• INFORMATION SHOWN

-*-*-

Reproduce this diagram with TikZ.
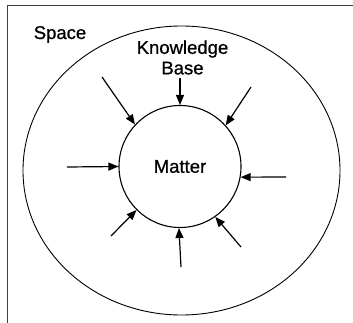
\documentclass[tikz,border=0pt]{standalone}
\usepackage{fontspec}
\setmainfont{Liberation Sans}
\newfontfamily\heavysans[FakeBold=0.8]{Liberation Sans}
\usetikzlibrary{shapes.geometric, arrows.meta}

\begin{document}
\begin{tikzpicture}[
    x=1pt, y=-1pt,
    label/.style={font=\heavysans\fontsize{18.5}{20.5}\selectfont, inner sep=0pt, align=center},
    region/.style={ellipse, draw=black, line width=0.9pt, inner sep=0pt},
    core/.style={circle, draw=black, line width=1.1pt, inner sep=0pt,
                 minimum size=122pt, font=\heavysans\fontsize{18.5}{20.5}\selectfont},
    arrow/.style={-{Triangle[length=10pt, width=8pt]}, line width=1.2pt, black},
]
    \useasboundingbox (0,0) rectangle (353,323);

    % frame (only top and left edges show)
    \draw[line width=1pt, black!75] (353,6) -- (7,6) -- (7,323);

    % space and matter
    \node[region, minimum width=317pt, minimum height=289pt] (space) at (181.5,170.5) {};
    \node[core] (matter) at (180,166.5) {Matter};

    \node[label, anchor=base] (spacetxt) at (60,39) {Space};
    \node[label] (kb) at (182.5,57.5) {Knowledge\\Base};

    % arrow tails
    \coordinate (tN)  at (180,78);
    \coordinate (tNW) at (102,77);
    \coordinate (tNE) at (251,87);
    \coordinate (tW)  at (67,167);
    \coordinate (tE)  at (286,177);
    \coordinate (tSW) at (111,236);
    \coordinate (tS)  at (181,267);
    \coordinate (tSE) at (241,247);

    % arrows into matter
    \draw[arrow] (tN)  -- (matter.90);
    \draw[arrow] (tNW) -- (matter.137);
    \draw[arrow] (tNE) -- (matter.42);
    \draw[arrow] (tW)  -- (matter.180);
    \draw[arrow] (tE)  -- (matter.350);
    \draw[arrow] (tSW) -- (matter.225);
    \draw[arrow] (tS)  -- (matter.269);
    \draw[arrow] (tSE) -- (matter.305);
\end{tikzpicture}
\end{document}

-*-*-

• DESCRIPTION OF THE TASK
Repeat the listing above exactly from its first line to the line containing "(kb) at (182.5,57.5)", both included, and omit the pictures.

• REPLY
Reproduce this diagram with TikZ.
\documentclass[tikz,border=0pt]{standalone}
\usepackage{fontspec}
\setmainfont{Liberation Sans}
\newfontfamily\heavysans[FakeBold=0.8]{Liberation Sans}
\usetikzlibrary{shapes.geometric, arrows.meta}

\begin{document}
\begin{tikzpicture}[
    x=1pt, y=-1pt,
    label/.style={font=\heavysans\fontsize{18.5}{20.5}\selectfont, inner sep=0pt, align=center},
    region/.style={ellipse, draw=black, line width=0.9pt, inner sep=0pt},
    core/.style={circle, draw=black, line width=1.1pt, inner sep=0pt,
                 minimum size=122pt, font=\heavysans\fontsize{18.5}{20.5}\selectfont},
    arrow/.style={-{Triangle[length=10pt, width=8pt]}, line width=1.2pt, black},
]
    \useasboundingbox (0,0) rectangle (353,323);

    % frame (only top and left edges show)
    \draw[line width=1pt, black!75] (353,6) -- (7,6) -- (7,323);

    % space and matter
    \node[region, minimum width=317pt, minimum height=289pt] (space) at (181.5,170.5) {};
    \node[core] (matter) at (180,166.5) {Matter};

    \node[label, anchor=base] (spacetxt) at (60,39) {Space};
    \node[label] (kb) at (182.5,57.5) {Knowledge\\Base};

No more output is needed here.